- [Given instruction]: Copy every line from the data below in which the string "with" can be found.

- [Information shown]:
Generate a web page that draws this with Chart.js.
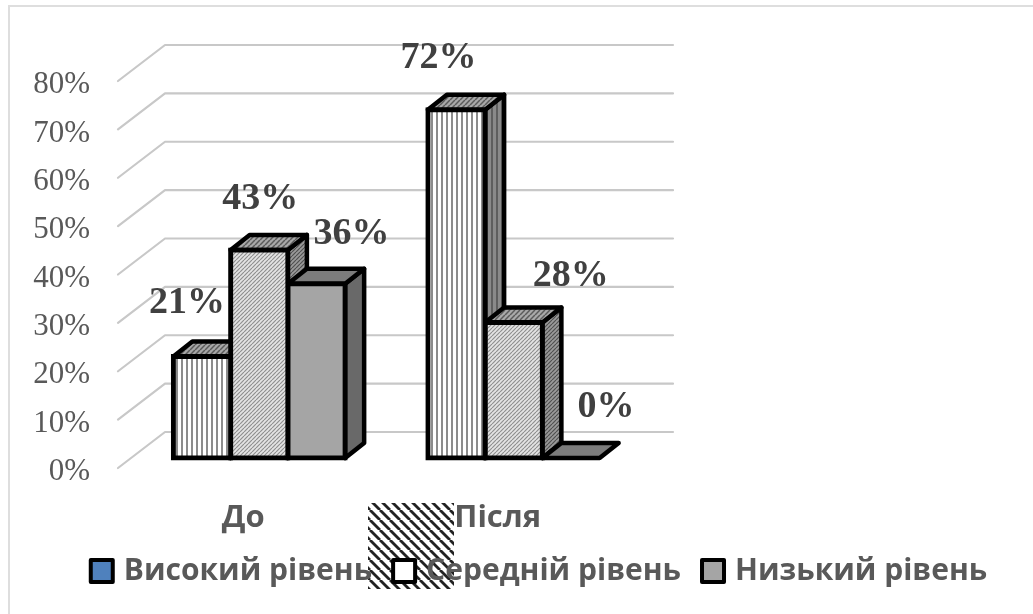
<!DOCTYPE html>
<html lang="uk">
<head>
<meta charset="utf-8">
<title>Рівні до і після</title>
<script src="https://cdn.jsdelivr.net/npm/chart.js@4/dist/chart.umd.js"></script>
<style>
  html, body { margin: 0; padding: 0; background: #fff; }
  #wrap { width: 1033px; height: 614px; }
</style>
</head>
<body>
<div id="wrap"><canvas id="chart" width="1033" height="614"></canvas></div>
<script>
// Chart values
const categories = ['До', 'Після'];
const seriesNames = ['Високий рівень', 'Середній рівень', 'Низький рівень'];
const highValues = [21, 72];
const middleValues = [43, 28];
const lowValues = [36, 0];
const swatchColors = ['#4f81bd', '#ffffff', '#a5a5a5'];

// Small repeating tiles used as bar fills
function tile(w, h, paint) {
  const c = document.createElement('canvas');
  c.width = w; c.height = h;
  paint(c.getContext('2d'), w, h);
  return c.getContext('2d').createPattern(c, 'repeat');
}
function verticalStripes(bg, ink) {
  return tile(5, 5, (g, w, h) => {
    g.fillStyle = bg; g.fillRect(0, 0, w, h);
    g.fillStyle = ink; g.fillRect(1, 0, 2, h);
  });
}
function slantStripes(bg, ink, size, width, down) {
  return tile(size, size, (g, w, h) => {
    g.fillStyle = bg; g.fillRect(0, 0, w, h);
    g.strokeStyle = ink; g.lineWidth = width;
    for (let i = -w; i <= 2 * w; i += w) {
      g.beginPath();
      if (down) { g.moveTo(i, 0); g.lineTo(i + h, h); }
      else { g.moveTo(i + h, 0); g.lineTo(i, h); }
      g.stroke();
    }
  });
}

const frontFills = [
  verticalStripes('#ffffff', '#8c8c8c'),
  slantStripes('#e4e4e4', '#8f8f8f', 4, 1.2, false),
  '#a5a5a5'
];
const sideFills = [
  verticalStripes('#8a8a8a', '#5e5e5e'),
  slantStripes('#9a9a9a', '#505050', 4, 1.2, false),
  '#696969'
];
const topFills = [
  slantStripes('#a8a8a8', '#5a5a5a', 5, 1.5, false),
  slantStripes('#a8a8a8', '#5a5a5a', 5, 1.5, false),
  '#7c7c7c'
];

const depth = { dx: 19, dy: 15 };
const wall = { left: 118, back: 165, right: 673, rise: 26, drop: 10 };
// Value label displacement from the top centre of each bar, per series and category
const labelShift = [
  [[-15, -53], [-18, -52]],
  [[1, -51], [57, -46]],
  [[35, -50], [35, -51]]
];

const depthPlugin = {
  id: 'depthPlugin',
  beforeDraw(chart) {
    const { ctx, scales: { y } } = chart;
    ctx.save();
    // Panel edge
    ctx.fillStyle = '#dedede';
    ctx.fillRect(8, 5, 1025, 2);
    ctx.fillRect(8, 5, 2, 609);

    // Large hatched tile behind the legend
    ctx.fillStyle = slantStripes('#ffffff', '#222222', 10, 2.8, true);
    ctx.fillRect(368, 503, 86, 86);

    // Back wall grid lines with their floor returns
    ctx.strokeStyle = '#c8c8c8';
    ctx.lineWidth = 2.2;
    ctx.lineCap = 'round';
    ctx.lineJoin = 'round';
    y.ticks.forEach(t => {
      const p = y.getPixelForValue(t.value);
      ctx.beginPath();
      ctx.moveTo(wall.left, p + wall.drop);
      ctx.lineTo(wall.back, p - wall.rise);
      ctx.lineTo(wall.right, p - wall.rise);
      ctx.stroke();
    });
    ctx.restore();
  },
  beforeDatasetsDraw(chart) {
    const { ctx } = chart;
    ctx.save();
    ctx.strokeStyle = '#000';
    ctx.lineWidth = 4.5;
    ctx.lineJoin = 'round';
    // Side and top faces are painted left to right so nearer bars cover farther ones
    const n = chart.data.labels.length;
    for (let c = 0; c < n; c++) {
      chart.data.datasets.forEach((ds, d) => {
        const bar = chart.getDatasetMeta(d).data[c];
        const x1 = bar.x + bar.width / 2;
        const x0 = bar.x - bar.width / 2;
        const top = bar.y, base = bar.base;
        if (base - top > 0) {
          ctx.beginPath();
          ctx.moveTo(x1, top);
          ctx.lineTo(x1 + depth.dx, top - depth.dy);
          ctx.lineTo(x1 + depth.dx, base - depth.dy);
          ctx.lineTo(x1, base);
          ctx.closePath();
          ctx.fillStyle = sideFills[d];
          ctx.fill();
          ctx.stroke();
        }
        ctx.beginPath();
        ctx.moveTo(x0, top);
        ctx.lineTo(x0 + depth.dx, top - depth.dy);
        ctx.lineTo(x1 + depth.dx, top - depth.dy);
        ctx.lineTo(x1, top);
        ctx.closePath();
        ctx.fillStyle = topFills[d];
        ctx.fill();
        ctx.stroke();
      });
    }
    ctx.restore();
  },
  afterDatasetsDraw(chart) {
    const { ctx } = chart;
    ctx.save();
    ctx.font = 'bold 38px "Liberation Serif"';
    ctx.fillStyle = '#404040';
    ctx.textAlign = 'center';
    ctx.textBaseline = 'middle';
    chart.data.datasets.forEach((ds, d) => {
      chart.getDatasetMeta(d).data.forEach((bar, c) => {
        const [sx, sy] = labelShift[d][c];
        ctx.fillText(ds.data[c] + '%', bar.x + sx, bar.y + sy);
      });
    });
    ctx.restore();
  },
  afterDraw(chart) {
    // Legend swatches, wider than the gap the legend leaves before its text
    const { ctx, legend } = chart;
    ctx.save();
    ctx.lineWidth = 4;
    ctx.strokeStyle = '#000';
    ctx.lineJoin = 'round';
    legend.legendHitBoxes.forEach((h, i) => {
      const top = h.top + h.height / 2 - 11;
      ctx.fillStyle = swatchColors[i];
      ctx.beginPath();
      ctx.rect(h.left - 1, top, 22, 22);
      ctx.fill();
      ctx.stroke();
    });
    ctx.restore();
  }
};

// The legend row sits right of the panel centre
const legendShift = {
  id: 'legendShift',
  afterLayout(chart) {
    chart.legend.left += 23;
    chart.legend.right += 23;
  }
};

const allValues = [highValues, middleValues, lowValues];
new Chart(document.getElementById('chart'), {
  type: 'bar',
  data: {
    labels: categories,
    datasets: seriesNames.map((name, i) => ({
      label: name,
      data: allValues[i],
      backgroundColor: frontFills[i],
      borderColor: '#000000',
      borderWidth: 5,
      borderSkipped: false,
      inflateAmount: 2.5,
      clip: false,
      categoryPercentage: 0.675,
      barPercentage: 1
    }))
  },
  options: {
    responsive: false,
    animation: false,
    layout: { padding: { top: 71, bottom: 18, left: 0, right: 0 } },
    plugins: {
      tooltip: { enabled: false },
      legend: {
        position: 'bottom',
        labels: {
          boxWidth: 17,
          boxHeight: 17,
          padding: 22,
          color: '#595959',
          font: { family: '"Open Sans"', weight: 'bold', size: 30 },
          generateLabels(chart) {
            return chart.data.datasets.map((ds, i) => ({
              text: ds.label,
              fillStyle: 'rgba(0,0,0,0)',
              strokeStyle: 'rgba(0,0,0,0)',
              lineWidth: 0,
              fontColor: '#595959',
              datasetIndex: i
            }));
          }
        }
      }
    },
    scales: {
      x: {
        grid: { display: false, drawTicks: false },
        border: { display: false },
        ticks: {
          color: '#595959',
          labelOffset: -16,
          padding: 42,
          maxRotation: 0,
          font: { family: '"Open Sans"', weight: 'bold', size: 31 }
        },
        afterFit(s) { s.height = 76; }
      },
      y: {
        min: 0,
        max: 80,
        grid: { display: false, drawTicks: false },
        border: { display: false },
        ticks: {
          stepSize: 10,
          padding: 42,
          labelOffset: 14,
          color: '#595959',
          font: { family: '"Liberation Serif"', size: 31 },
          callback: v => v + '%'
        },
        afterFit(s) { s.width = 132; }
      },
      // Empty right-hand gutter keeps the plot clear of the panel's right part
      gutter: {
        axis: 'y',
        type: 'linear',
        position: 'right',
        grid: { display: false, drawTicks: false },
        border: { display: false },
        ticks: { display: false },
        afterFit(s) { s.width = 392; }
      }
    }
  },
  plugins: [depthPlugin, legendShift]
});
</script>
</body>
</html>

- [Output for this exercise]:
Generate a web page that draws this with Chart.js.
    // Back wall grid lines with their floor returns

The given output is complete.